--- START Given data ---

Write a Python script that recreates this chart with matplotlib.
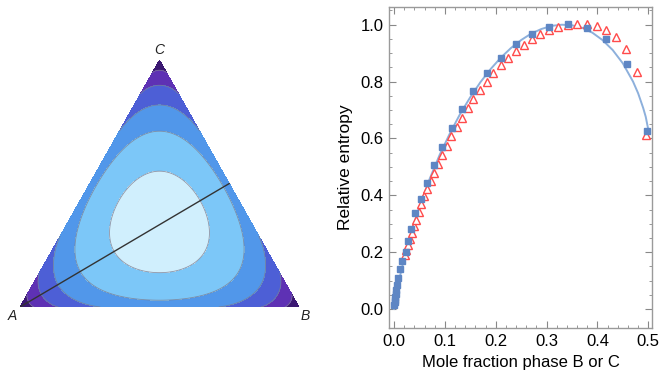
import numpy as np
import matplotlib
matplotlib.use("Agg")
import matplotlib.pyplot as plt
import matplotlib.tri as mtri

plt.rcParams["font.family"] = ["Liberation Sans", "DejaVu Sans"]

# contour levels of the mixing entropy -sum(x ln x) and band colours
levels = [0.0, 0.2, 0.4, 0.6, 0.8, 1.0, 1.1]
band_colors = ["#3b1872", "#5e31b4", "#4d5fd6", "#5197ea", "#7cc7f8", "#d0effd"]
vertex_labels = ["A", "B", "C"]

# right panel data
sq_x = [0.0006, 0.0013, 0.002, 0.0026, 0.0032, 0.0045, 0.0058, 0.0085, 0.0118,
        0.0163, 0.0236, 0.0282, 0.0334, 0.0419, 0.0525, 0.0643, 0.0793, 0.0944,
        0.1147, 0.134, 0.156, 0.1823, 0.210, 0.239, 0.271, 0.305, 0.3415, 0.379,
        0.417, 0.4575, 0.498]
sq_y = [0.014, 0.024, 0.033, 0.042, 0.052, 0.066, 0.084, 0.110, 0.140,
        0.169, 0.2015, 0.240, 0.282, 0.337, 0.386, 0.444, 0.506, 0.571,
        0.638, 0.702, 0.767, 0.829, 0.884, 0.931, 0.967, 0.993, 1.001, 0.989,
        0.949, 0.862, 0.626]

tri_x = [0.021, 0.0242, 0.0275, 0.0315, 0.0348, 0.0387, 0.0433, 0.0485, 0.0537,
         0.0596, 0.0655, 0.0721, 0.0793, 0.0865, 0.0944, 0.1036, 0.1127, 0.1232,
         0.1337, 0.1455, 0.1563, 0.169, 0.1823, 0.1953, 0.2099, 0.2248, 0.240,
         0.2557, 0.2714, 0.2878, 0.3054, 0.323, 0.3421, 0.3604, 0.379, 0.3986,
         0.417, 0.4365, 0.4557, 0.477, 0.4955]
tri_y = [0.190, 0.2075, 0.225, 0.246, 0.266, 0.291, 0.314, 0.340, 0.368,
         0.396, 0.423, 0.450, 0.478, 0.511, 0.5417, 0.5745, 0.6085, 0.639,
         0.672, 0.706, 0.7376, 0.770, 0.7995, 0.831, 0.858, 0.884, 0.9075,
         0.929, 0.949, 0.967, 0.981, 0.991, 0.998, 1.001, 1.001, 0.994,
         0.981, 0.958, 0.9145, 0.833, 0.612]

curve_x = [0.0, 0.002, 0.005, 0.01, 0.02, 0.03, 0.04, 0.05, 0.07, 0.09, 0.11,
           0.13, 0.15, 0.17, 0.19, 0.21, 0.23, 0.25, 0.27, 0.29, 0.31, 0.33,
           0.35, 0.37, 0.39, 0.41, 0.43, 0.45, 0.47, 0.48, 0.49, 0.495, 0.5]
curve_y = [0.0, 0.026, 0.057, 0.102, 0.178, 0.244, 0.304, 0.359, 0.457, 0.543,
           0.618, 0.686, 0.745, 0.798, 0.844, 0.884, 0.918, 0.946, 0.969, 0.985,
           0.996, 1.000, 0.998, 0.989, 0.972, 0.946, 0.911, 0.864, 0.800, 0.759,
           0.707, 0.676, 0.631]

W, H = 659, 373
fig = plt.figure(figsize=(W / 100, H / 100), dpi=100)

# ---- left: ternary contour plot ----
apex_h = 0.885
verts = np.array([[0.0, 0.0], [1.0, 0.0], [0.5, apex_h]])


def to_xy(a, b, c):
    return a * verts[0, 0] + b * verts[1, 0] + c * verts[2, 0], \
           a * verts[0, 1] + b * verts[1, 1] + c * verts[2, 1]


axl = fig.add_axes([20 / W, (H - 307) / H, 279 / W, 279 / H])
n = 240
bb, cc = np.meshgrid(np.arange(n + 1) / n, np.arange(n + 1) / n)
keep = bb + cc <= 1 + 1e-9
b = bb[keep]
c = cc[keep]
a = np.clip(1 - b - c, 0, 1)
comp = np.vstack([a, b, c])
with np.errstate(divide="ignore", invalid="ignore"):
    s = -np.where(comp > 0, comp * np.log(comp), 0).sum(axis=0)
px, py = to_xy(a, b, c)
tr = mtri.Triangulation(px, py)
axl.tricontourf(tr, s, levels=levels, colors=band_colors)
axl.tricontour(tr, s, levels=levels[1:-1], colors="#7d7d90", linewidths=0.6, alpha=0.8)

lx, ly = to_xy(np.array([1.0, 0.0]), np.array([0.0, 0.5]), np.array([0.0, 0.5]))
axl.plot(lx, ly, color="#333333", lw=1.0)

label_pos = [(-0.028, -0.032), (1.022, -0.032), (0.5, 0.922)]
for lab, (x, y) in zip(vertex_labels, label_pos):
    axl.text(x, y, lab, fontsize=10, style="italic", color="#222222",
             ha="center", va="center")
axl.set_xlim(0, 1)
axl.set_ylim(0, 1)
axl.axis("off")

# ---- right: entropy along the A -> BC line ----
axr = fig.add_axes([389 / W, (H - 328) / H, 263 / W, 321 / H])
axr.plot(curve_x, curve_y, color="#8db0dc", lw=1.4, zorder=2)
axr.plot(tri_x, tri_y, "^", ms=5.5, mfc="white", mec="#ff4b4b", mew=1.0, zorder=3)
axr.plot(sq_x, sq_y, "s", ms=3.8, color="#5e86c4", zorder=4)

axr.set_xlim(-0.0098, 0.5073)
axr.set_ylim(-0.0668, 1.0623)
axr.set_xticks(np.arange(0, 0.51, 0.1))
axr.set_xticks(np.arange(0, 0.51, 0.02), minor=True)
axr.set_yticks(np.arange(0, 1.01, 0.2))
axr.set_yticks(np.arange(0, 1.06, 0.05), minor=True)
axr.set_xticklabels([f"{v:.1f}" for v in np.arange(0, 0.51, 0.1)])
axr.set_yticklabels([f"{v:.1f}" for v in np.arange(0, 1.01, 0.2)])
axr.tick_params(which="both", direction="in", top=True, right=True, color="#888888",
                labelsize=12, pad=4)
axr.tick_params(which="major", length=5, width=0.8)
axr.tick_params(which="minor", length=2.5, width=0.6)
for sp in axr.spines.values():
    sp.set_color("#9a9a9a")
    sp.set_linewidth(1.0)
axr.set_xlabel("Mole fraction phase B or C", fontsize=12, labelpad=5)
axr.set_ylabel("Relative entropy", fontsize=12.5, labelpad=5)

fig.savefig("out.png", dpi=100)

--- END Given data ---

All of the data needs repeating exactly, but the pictures do not.

Write a Python script that recreates this chart with matplotlib.
import numpy as np
import matplotlib
matplotlib.use("Agg")
import matplotlib.pyplot as plt
import matplotlib.tri as mtri

plt.rcParams["font.family"] = ["Liberation Sans", "DejaVu Sans"]

# contour levels of the mixing entropy -sum(x ln x) and band colours
levels = [0.0, 0.2, 0.4, 0.6, 0.8, 1.0, 1.1]
band_colors = ["#3b1872", "#5e31b4", "#4d5fd6", "#5197ea", "#7cc7f8", "#d0effd"]
vertex_labels = ["A", "B", "C"]

# right panel data
sq_x = [0.0006, 0.0013, 0.002, 0.0026, 0.0032, 0.0045, 0.0058, 0.0085, 0.0118,
        0.0163, 0.0236, 0.0282, 0.0334, 0.0419, 0.0525, 0.0643, 0.0793, 0.0944,
        0.1147, 0.134, 0.156, 0.1823, 0.210, 0.239, 0.271, 0.305, 0.3415, 0.379,
        0.417, 0.4575, 0.498]
sq_y = [0.014, 0.024, 0.033, 0.042, 0.052, 0.066, 0.084, 0.110, 0.140,
        0.169, 0.2015, 0.240, 0.282, 0.337, 0.386, 0.444, 0.506, 0.571,
        0.638, 0.702, 0.767, 0.829, 0.884, 0.931, 0.967, 0.993, 1.001, 0.989,
        0.949, 0.862, 0.626]

tri_x = [0.021, 0.0242, 0.0275, 0.0315, 0.0348, 0.0387, 0.0433, 0.0485, 0.0537,
         0.0596, 0.0655, 0.0721, 0.0793, 0.0865, 0.0944, 0.1036, 0.1127, 0.1232,
         0.1337, 0.1455, 0.1563, 0.169, 0.1823, 0.1953, 0.2099, 0.2248, 0.240,
         0.2557, 0.2714, 0.2878, 0.3054, 0.323, 0.3421, 0.3604, 0.379, 0.3986,
         0.417, 0.4365, 0.4557, 0.477, 0.4955]
tri_y = [0.190, 0.2075, 0.225, 0.246, 0.266, 0.291, 0.314, 0.340, 0.368,
         0.396, 0.423, 0.450, 0.478, 0.511, 0.5417, 0.5745, 0.6085, 0.639,
         0.672, 0.706, 0.7376, 0.770, 0.7995, 0.831, 0.858, 0.884, 0.9075,
         0.929, 0.949, 0.967, 0.981, 0.991, 0.998, 1.001, 1.001, 0.994,
         0.981, 0.958, 0.9145, 0.833, 0.612]

curve_x = [0.0, 0.002, 0.005, 0.01, 0.02, 0.03, 0.04, 0.05, 0.07, 0.09, 0.11,
           0.13, 0.15, 0.17, 0.19, 0.21, 0.23, 0.25, 0.27, 0.29, 0.31, 0.33,
           0.35, 0.37, 0.39, 0.41, 0.43, 0.45, 0.47, 0.48, 0.49, 0.495, 0.5]
curve_y = [0.0, 0.026, 0.057, 0.102, 0.178, 0.244, 0.304, 0.359, 0.457, 0.543,
           0.618, 0.686, 0.745, 0.798, 0.844, 0.884, 0.918, 0.946, 0.969, 0.985,
           0.996, 1.000, 0.998, 0.989, 0.972, 0.946, 0.911, 0.864, 0.800, 0.759,
           0.707, 0.676, 0.631]

W, H = 659, 373
fig = plt.figure(figsize=(W / 100, H / 100), dpi=100)

# ---- left: ternary contour plot ----
apex_h = 0.885
verts = np.array([[0.0, 0.0], [1.0, 0.0], [0.5, apex_h]])


def to_xy(a, b, c):
    return a * verts[0, 0] + b * verts[1, 0] + c * verts[2, 0], \
           a * verts[0, 1] + b * verts[1, 1] + c * verts[2, 1]


axl = fig.add_axes([20 / W, (H - 307) / H, 279 / W, 279 / H])
n = 240
bb, cc = np.meshgrid(np.arange(n + 1) / n, np.arange(n + 1) / n)
keep = bb + cc <= 1 + 1e-9
b = bb[keep]
c = cc[keep]
a = np.clip(1 - b - c, 0, 1)
comp = np.vstack([a, b, c])
with np.errstate(divide="ignore", invalid="ignore"):
    s = -np.where(comp > 0, comp * np.log(comp), 0).sum(axis=0)
px, py = to_xy(a, b, c)
tr = mtri.Triangulation(px, py)
axl.tricontourf(tr, s, levels=levels, colors=band_colors)
axl.tricontour(tr, s, levels=levels[1:-1], colors="#7d7d90", linewidths=0.6, alpha=0.8)

lx, ly = to_xy(np.array([1.0, 0.0]), np.array([0.0, 0.5]), np.array([0.0, 0.5]))
axl.plot(lx, ly, color="#333333", lw=1.0)

label_pos = [(-0.028, -0.032), (1.022, -0.032), (0.5, 0.922)]
for lab, (x, y) in zip(vertex_labels, label_pos):
    axl.text(x, y, lab, fontsize=10, style="italic", color="#222222",
             ha="center", va="center")
axl.set_xlim(0, 1)
axl.set_ylim(0, 1)
axl.axis("off")

# ---- right: entropy along the A -> BC line ----
axr = fig.add_axes([389 / W, (H - 328) / H, 263 / W, 321 / H])
axr.plot(curve_x, curve_y, color="#8db0dc", lw=1.4, zorder=2)
axr.plot(tri_x, tri_y, "^", ms=5.5, mfc="white", mec="#ff4b4b", mew=1.0, zorder=3)
axr.plot(sq_x, sq_y, "s", ms=3.8, color="#5e86c4", zorder=4)

axr.set_xlim(-0.0098, 0.5073)
axr.set_ylim(-0.0668, 1.0623)
axr.set_xticks(np.arange(0, 0.51, 0.1))
axr.set_xticks(np.arange(0, 0.51, 0.02), minor=True)
axr.set_yticks(np.arange(0, 1.01, 0.2))
axr.set_yticks(np.arange(0, 1.06, 0.05), minor=True)
axr.set_xticklabels([f"{v:.1f}" for v in np.arange(0, 0.51, 0.1)])
axr.set_yticklabels([f"{v:.1f}" for v in np.arange(0, 1.01, 0.2)])
axr.tick_params(which="both", direction="in", top=True, right=True, color="#888888",
                labelsize=12, pad=4)
axr.tick_params(which="major", length=5, width=0.8)
axr.tick_params(which="minor", length=2.5, width=0.6)
for sp in axr.spines.values():
    sp.set_color("#9a9a9a")
    sp.set_linewidth(1.0)
axr.set_xlabel("Mole fraction phase B or C", fontsize=12, labelpad=5)
axr.set_ylabel("Relative entropy", fontsize=12.5, labelpad=5)

fig.savefig("out.png", dpi=100)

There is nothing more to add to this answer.